At the lower end, the income loss could be about Rs 15,000 crore, ICRA’s estimates showed.
The Reserve Bank of India (RBI) had on September 1 issued draft guidelines on computation of base rates based on the above-mentioned methodology. The central bank proposes to implement the guidelines from April 1, 2016 and banks have to present the roadmap to meet the guidelines within two months from the date of the final notification.
While the draft norms hold the potential to improve the efficiency of monetary policy transmission, banks would have to bear the cost in the form of lower net interest margins till the time their deposits get re-priced to lower levels in a declining interest rate scenario.
According to the RBI data for 2014, as much as 41 per cent of term deposits (24-26 per cent of the total funds) have less than one year residual maturity, while the proportion of base rate linked advances could be as high as 80 per cent of total advances (50-55 per cent of total funds).
In a declining interest rate scenario, over a one-year horizon, banks would be able to get 20-22 per cent of the funds at a cheaper rate.
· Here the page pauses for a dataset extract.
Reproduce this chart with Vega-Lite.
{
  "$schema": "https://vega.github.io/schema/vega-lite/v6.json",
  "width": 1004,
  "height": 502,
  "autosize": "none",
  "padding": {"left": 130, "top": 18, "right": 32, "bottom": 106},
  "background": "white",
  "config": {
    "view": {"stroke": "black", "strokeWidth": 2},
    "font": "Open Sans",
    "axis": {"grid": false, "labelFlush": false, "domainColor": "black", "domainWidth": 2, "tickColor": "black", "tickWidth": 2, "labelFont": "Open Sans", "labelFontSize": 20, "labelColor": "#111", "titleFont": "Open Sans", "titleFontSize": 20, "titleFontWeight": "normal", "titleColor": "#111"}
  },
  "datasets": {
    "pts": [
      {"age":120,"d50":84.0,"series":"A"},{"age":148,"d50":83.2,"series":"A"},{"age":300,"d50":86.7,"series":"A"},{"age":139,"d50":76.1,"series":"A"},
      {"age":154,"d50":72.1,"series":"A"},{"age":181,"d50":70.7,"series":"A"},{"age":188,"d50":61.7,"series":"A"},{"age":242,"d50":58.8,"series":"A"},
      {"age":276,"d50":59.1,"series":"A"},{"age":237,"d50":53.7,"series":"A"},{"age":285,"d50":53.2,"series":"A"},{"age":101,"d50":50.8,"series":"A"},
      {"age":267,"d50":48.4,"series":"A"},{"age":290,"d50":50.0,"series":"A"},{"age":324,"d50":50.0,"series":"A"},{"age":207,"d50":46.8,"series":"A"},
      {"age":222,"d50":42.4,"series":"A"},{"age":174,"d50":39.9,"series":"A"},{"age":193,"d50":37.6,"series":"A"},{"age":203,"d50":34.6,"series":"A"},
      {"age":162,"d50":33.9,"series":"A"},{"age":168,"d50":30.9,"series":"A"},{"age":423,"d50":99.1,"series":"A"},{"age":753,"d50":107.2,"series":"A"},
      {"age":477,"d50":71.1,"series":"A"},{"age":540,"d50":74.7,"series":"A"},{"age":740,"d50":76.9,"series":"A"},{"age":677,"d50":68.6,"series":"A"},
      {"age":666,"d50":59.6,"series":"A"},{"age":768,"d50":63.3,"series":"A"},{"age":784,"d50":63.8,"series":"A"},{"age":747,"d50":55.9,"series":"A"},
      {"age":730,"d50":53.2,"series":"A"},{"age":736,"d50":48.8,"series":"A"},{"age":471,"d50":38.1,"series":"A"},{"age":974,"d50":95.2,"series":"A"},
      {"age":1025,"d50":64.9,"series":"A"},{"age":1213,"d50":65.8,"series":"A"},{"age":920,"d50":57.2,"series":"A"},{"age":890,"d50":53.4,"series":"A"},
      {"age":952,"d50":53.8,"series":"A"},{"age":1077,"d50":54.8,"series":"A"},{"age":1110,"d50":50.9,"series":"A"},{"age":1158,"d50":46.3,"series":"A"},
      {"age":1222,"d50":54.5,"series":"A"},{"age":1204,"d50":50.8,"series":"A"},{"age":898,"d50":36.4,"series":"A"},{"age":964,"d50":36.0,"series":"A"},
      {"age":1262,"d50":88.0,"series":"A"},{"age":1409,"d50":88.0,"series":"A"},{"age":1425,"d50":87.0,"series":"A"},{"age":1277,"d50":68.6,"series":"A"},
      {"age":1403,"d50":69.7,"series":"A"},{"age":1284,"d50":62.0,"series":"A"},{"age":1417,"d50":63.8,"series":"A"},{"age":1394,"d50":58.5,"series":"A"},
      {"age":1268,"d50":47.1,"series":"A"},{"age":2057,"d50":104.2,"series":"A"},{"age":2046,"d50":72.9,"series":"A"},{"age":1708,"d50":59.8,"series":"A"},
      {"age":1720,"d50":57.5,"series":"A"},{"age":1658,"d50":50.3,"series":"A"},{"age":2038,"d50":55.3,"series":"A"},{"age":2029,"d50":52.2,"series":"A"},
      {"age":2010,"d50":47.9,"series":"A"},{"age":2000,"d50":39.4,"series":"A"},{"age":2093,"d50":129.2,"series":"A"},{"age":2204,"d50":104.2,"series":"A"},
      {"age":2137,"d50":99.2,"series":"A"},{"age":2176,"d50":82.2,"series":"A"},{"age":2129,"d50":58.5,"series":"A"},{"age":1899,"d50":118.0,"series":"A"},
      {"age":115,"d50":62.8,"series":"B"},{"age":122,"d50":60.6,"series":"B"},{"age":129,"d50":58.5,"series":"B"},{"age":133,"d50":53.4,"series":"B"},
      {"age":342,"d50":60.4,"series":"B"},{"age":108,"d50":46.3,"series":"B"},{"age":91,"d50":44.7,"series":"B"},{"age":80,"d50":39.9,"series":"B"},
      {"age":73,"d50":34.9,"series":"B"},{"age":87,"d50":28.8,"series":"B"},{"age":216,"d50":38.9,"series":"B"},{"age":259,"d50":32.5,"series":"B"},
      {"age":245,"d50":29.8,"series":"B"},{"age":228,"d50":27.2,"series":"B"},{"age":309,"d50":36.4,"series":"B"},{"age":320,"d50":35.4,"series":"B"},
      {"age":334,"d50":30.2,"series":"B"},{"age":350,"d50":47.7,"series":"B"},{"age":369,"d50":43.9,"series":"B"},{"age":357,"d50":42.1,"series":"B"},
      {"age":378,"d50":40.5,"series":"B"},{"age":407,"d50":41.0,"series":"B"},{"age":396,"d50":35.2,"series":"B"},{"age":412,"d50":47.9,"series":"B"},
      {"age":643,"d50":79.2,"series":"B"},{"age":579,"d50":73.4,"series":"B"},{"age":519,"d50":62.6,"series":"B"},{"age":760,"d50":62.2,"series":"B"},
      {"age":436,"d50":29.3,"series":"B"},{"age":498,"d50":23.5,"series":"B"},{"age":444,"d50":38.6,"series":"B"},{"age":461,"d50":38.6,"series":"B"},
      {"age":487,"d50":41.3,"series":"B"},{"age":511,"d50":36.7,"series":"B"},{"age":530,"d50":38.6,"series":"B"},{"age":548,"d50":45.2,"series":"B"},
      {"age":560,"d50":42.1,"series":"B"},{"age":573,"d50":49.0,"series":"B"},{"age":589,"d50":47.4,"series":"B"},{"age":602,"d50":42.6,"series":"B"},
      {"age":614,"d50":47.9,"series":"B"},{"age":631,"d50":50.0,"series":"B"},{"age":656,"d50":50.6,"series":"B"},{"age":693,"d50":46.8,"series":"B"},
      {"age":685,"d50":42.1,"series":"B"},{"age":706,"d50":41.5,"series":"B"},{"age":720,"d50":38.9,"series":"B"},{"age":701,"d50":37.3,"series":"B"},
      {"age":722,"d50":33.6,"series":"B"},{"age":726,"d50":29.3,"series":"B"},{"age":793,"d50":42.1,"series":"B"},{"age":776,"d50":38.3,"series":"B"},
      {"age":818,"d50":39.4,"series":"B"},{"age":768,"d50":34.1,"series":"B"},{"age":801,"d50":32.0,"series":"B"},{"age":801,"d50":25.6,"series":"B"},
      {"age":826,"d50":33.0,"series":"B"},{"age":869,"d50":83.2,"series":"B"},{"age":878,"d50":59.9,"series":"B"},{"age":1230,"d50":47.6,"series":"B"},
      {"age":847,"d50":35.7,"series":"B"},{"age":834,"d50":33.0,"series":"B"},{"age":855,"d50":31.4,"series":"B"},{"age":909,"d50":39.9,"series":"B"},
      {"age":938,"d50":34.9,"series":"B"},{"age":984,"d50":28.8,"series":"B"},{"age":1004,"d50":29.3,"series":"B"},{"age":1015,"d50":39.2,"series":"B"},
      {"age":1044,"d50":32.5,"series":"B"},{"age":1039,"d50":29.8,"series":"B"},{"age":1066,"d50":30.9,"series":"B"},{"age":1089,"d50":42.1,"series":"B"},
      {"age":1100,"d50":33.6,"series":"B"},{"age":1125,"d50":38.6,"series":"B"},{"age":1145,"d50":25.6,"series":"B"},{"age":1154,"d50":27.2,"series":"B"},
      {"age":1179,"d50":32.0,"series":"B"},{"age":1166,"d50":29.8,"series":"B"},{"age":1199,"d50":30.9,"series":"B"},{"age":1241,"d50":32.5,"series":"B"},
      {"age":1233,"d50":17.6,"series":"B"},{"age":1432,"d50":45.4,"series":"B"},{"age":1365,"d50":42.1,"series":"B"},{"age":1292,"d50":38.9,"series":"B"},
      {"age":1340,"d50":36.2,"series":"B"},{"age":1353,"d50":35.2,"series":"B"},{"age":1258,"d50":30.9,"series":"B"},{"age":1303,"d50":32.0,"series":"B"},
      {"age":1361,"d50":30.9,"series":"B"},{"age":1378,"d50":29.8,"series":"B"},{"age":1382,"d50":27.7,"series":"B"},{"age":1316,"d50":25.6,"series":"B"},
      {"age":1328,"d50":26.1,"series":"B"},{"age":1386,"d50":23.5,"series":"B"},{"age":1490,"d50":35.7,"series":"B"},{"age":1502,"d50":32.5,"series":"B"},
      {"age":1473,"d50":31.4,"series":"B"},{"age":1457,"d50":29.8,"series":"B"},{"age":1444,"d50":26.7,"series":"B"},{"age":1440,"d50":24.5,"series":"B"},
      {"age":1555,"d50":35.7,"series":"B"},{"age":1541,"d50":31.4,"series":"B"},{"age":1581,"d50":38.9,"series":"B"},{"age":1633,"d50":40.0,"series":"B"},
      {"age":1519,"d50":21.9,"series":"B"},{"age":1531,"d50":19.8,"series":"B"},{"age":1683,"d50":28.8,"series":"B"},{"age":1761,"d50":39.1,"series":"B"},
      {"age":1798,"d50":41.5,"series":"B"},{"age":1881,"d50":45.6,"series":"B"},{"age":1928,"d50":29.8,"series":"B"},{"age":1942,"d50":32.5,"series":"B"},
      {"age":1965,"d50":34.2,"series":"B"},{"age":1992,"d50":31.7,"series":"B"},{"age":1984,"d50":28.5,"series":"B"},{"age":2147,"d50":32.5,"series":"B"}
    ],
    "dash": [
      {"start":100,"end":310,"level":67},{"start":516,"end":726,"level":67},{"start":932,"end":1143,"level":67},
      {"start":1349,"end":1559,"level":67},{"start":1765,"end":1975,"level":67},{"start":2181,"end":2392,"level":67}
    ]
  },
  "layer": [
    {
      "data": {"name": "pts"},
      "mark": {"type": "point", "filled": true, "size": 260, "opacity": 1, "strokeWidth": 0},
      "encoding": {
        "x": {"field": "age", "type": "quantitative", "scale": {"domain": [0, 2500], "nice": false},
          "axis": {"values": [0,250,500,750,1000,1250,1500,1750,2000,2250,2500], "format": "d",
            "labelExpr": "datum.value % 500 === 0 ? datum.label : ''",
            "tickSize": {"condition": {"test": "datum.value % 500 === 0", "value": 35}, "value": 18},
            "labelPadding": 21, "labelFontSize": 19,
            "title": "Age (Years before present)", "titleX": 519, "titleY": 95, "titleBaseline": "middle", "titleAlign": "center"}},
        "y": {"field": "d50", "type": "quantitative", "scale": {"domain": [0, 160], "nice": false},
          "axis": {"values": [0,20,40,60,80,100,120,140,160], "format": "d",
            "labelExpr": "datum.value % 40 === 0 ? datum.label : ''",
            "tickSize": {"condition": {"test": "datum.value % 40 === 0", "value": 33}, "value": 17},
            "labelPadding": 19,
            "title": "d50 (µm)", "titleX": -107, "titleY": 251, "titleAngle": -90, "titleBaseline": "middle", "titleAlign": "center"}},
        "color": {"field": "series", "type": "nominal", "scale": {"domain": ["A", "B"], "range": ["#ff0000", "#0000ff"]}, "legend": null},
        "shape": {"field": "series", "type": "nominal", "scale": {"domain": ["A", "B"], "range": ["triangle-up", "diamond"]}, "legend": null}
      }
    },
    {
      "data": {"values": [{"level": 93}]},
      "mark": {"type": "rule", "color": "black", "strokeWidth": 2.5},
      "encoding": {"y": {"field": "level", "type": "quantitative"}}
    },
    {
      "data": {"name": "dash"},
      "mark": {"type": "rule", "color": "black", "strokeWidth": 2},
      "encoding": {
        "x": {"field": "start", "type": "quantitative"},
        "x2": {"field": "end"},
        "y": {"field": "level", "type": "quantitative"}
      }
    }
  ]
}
On the asset side, 50-55 per cent of their assets would start earning less as soon as the banks adjust their deposit rates down, ICRA added.
RBI’s draft guidelines seemed to flag the central bank’s concern that despite a 75 bps point cut in the policy rate in the current financial year, banks on an average lowered their base rates by 25-30 bps. Lagged monetary policy transmission is attributed primarily to lag in re-pricing of banks’ term deposits on account of the difference in the pricing cycle of deposits and advances, it noted.